First, my television confession: Nip/Tuck, an FX show which ran from 2003-2010, streamed from Netflix, is perfect for a rainy hour on the couch or the treadmill. It explores, sometimes clumsily and sometimes gracefully, the contradictions between internal and external reality.
The two main characters are fictional Miami plastic surgeons Sean McNamara and Christian Troy. McNamara, pretty-much-ethical-family-man-barely-keeping-his-life-together, is not as complicated or interesting as Troy, cad-who-will-do-anything-including-trade-his-girlfriend-for-a-Lamborghini.
I hoped for an illuminating back story for Christian, and finally got it in the eighth episode of Season 1.
When Christian realizes that he has removed a birthmark from the genitals of a pedophile priest, a birthmark that the priest’s victims have cited to identify him as their abuser, he confronts the priest in his confessional.
He confesses, “Forgive me, Father, for I have sinned. It’s been twenty-two years since my last confession. These are my sins: I’ve lost my faith, Father. I’ve dank. I’ve done drugs. I’ve fornicated with women and discarded them like trash. I’ve lost my soul. The boys you raped will be saying the same thing in 20 years.”

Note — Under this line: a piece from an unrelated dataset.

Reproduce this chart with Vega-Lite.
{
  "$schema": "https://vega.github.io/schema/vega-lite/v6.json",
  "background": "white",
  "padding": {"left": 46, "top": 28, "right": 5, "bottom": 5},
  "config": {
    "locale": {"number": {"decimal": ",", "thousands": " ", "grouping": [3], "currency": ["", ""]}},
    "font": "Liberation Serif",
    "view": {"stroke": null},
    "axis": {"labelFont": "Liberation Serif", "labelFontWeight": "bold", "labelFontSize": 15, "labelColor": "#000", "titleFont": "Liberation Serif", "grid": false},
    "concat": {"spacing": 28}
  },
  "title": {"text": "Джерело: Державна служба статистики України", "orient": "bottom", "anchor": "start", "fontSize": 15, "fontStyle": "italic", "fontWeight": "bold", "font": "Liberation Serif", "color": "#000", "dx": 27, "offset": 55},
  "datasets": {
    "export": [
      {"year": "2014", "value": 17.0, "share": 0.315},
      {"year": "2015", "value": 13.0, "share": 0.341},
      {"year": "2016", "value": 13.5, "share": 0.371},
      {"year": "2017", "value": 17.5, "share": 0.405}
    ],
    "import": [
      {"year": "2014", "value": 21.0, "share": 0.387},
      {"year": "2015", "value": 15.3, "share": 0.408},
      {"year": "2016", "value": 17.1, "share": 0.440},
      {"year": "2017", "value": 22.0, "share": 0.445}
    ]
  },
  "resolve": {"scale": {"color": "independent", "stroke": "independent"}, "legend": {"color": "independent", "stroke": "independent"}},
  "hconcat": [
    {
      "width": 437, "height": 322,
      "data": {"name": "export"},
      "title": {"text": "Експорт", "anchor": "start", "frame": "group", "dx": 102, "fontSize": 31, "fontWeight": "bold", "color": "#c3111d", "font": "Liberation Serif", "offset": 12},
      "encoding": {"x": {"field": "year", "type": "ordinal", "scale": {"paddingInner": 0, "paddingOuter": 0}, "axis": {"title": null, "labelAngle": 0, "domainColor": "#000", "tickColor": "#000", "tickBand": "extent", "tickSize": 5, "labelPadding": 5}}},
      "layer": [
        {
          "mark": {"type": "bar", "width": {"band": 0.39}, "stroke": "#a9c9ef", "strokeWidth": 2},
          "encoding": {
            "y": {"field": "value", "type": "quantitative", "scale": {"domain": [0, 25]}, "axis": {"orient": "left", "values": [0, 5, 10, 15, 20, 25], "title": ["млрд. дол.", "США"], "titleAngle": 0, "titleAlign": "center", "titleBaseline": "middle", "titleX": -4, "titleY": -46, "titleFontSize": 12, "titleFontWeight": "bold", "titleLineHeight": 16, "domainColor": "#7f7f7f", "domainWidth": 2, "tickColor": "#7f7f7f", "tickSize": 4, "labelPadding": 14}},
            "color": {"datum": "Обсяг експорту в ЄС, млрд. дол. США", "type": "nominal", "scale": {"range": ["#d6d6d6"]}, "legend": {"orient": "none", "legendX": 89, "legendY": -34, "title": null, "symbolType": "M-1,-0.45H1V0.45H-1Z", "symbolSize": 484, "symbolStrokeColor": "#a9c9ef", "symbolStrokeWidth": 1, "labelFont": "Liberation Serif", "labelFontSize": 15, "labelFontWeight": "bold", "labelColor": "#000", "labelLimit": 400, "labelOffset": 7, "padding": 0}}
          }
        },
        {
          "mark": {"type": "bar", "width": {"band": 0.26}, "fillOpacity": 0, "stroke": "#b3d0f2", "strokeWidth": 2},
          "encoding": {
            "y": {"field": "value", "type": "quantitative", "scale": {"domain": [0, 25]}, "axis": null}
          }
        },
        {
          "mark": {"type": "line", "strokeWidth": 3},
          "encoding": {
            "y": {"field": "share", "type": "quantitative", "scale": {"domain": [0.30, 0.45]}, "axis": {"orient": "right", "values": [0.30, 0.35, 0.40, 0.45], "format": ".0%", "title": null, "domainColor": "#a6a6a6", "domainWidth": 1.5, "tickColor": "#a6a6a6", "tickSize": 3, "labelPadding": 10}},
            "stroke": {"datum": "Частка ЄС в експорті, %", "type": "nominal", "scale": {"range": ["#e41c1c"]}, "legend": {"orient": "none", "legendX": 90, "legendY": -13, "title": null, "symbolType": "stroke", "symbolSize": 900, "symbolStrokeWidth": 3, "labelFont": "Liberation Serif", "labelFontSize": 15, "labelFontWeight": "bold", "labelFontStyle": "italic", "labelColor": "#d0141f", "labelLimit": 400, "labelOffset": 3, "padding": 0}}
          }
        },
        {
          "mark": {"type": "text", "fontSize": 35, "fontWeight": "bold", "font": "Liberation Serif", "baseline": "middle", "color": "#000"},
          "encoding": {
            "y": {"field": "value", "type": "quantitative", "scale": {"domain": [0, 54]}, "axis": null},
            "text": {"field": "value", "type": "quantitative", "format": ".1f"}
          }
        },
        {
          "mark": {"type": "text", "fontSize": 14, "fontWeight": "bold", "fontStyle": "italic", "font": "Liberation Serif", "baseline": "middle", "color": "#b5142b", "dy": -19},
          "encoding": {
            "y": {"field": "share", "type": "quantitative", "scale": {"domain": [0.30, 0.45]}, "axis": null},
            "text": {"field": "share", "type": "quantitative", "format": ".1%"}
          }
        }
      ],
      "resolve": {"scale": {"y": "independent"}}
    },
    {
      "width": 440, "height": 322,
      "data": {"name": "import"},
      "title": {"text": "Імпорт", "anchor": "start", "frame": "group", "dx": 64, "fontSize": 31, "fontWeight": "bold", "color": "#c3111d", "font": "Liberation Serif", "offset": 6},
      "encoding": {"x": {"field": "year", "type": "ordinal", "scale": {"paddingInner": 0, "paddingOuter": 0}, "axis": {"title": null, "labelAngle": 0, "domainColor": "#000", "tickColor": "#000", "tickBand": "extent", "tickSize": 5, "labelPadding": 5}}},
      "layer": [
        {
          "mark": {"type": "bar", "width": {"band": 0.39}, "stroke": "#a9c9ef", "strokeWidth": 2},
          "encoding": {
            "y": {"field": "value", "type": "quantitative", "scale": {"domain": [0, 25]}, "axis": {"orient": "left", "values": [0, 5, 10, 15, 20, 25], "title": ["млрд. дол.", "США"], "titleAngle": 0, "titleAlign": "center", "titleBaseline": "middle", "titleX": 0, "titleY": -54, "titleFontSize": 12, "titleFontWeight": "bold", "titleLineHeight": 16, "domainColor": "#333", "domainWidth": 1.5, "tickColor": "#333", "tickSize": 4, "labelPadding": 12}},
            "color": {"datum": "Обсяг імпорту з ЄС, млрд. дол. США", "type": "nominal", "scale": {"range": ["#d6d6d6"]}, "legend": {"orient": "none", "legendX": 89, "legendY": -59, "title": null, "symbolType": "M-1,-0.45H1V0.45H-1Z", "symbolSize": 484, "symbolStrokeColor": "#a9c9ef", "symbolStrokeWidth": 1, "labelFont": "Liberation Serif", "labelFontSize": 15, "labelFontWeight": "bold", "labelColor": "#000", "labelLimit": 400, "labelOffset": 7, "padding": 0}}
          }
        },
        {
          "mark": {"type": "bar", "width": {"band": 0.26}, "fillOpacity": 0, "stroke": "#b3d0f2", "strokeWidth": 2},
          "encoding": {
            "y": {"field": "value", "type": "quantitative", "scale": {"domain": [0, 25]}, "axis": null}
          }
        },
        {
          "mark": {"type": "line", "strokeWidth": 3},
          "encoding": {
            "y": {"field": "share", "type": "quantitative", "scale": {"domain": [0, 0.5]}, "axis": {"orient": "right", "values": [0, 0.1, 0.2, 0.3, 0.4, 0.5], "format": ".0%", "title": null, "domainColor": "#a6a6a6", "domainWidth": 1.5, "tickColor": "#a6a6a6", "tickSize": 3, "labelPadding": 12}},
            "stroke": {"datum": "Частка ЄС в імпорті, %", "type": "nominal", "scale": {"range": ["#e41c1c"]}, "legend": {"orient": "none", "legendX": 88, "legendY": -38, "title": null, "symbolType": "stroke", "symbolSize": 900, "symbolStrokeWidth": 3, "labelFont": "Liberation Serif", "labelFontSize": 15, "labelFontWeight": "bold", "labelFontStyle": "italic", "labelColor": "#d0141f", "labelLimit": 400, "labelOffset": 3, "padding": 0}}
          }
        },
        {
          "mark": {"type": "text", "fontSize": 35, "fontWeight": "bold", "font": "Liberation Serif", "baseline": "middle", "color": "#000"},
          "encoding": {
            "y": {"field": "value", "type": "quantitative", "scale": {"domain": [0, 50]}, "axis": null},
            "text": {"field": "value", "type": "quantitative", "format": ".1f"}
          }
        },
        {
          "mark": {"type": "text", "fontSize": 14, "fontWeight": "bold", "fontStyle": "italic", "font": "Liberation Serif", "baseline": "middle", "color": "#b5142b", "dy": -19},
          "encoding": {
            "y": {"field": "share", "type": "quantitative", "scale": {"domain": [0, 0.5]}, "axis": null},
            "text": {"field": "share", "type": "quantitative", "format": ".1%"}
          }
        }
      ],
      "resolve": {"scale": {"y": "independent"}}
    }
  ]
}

After he threatens the priest into confessing his crimes, and the police lead him away, he sits in the church’s pews with Sean.
Christian: I’ve been praying to forgive but I can’t do it. … Not him. Me.
Sean: What did you do?
Christian: I let him touch me, for years. I let him touch me.
Christian: Mr. Troy.
Sean: Your foster father?
Christian: He’s dead and I thought that would end it. But it didn’t.
Sean: Christian, you were just a boy. If he abused you, it was his fault. He had the power. He’s the one.
Christian: I didn’t have anything when he took me in. I wanted to be somebody. He said he’d give me money. I let him touch me. And I did, I bought things. I sold myself. Oh, God, I sold myself.
The Catholic Church’s sex abuse scandal continues. The Pope resigns. Every day on In Real Life I hear real-life versions of Christian’s experience. And I applaud anyone who tells stories, fictional or autobiographical, that bring sexual abuse into the light where it can be fought with all our might.
It may be too late for many, but it is a long time coming. The leaders who knew, who hid it, are just as responsible.
I hope some healing, on a grand scale can come of this. No confession of these acts should be forgiven. I hope god is listening, and maybe judge like I want to.